> _Your objective_:
Exclude the pictures and reproduce the remaining data exactly as written.

* Start Collected data *

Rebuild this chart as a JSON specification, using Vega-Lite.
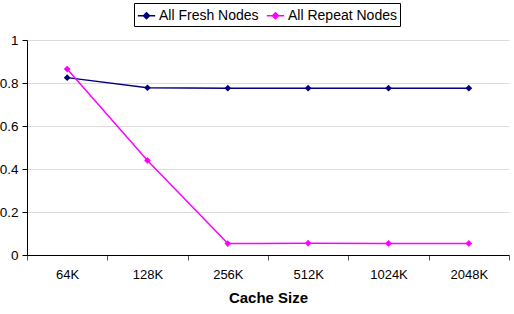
{
  "$schema": "https://vega.github.io/schema/vega-lite/v6.json",
  "width": 482,
  "height": 215,
  "autosize": {"type": "none"},
  "padding": {"left": 27, "top": 40, "right": 5, "bottom": 59},
  "background": "white",
  "config": {
    "font": "Liberation Sans",
    "view": {"stroke": null}
  },
  "data": {
    "values": [
      {"size": "64K", "series": "All Fresh Nodes", "value": 0.825},
      {"size": "128K", "series": "All Fresh Nodes", "value": 0.778},
      {"size": "256K", "series": "All Fresh Nodes", "value": 0.776},
      {"size": "512K", "series": "All Fresh Nodes", "value": 0.776},
      {"size": "1024K", "series": "All Fresh Nodes", "value": 0.776},
      {"size": "2048K", "series": "All Fresh Nodes", "value": 0.776},
      {"size": "64K", "series": "All Repeat Nodes", "value": 0.865},
      {"size": "128K", "series": "All Repeat Nodes", "value": 0.44},
      {"size": "256K", "series": "All Repeat Nodes", "value": 0.053},
      {"size": "512K", "series": "All Repeat Nodes", "value": 0.055},
      {"size": "1024K", "series": "All Repeat Nodes", "value": 0.054},
      {"size": "2048K", "series": "All Repeat Nodes", "value": 0.054}
    ]
  },
  "encoding": {
    "x": {
      "field": "size", "type": "ordinal",
      "sort": ["64K", "128K", "256K", "512K", "1024K", "2048K"],
      "scale": {"paddingInner": 0, "paddingOuter": 0},
      "axis": {
        "title": "Cache Size", "titleFontSize": 15, "titleFontWeight": "bold", "titleColor": "black",
        "titlePadding": 9,
        "labelAngle": 0, "labelFontSize": 13, "labelColor": "black", "labelPadding": 8,
        "tickBand": "extent", "tickColor": "#555", "tickSize": 5,
        "domainColor": "black", "grid": false
      }
    },
    "y": {
      "field": "value", "type": "quantitative",
      "scale": {"domain": [0, 1]},
      "axis": {
        "title": null, "values": [0, 0.2, 0.4, 0.6, 0.8, 1], "format": "~g",
        "labelFontSize": 13.5, "labelColor": "black", "labelPadding": 4,
        "tickColor": "black", "tickSize": 5, "domainColor": "black",
        "gridColor": "#dcdcdc"
      }
    },
    "color": {
      "field": "series", "type": "nominal",
      "scale": {"domain": ["All Fresh Nodes", "All Repeat Nodes"], "range": ["#000080", "#ff00ff"]},
      "legend": {
        "title": null, "orient": "none", "direction": "horizontal",
        "legendX": 107, "legendY": -37,
        "strokeColor": "black", "padding": 3, "fillColor": "white",
        "labelFontSize": 14, "labelColor": "black",
        "symbolType": "M-1,0H1M0,-0.35L0.35,0L0,0.35L-0.35,0Z",
        "symbolSize": 300, "symbolStrokeWidth": 1.5, "columnPadding": 4, "labelOffset": 3
      }
    }
  },
  "layer": [
    {"mark": {"type": "line", "strokeWidth": 1.5}},
    {"mark": {"type": "point", "shape": "diamond", "filled": true, "size": 45, "opacity": 1}}
  ]
}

* End Collected data *

> _Exercise answer_:
Rebuild this chart as a JSON specification, using Vega-Lite.
{
  "$schema": "https://vega.github.io/schema/vega-lite/v6.json",
  "width": 482,
  "height": 215,
  "autosize": {"type": "none"},
  "padding": {"left": 27, "top": 40, "right": 5, "bottom": 59},
  "background": "white",
  "config": {
    "font": "Liberation Sans",
    "view": {"stroke": null}
  },
  "data": {
    "values": [
      {"size": "64K", "series": "All Fresh Nodes", "value": 0.825},
      {"size": "128K", "series": "All Fresh Nodes", "value": 0.778},
      {"size": "256K", "series": "All Fresh Nodes", "value": 0.776},
      {"size": "512K", "series": "All Fresh Nodes", "value": 0.776},
      {"size": "1024K", "series": "All Fresh Nodes", "value": 0.776},
      {"size": "2048K", "series": "All Fresh Nodes", "value": 0.776},
      {"size": "64K", "series": "All Repeat Nodes", "value": 0.865},
      {"size": "128K", "series": "All Repeat Nodes", "value": 0.44},
      {"size": "256K", "series": "All Repeat Nodes", "value": 0.053},
      {"size": "512K", "series": "All Repeat Nodes", "value": 0.055},
      {"size": "1024K", "series": "All Repeat Nodes", "value": 0.054},
      {"size": "2048K", "series": "All Repeat Nodes", "value": 0.054}
    ]
  },
  "encoding": {
    "x": {
      "field": "size", "type": "ordinal",
      "sort": ["64K", "128K", "256K", "512K", "1024K", "2048K"],
      "scale": {"paddingInner": 0, "paddingOuter": 0},
      "axis": {
        "title": "Cache Size", "titleFontSize": 15, "titleFontWeight": "bold", "titleColor": "black",
        "titlePadding": 9,
        "labelAngle": 0, "labelFontSize": 13, "labelColor": "black", "labelPadding": 8,
        "tickBand": "extent", "tickColor": "#555", "tickSize": 5,
        "domainColor": "black", "grid": false
      }
    },
    "y": {
      "field": "value", "type": "quantitative",
      "scale": {"domain": [0, 1]},
      "axis": {
        "title": null, "values": [0, 0.2, 0.4, 0.6, 0.8, 1], "format": "~g",
        "labelFontSize": 13.5, "labelColor": "black", "labelPadding": 4,
        "tickColor": "black", "tickSize": 5, "domainColor": "black",
        "gridColor": "#dcdcdc"
      }
    },
    "color": {
      "field": "series", "type": "nominal",
      "scale": {"domain": ["All Fresh Nodes", "All Repeat Nodes"], "range": ["#000080", "#ff00ff"]},
      "legend": {
        "title": null, "orient": "none", "direction": "horizontal",
        "legendX": 107, "legendY": -37,
        "strokeColor": "black", "padding": 3, "fillColor": "white",
        "labelFontSize": 14, "labelColor": "black",
        "symbolType": "M-1,0H1M0,-0.35L0.35,0L0,0.35L-0.35,0Z",
        "symbolSize": 300, "symbolStrokeWidth": 1.5, "columnPadding": 4, "labelOffset": 3
      }
    }
  },
  "layer": [
    {"mark": {"type": "line", "strokeWidth": 1.5}},
    {"mark": {"type": "point", "shape": "diamond", "filled": true, "size": 45, "opacity": 1}}
  ]
}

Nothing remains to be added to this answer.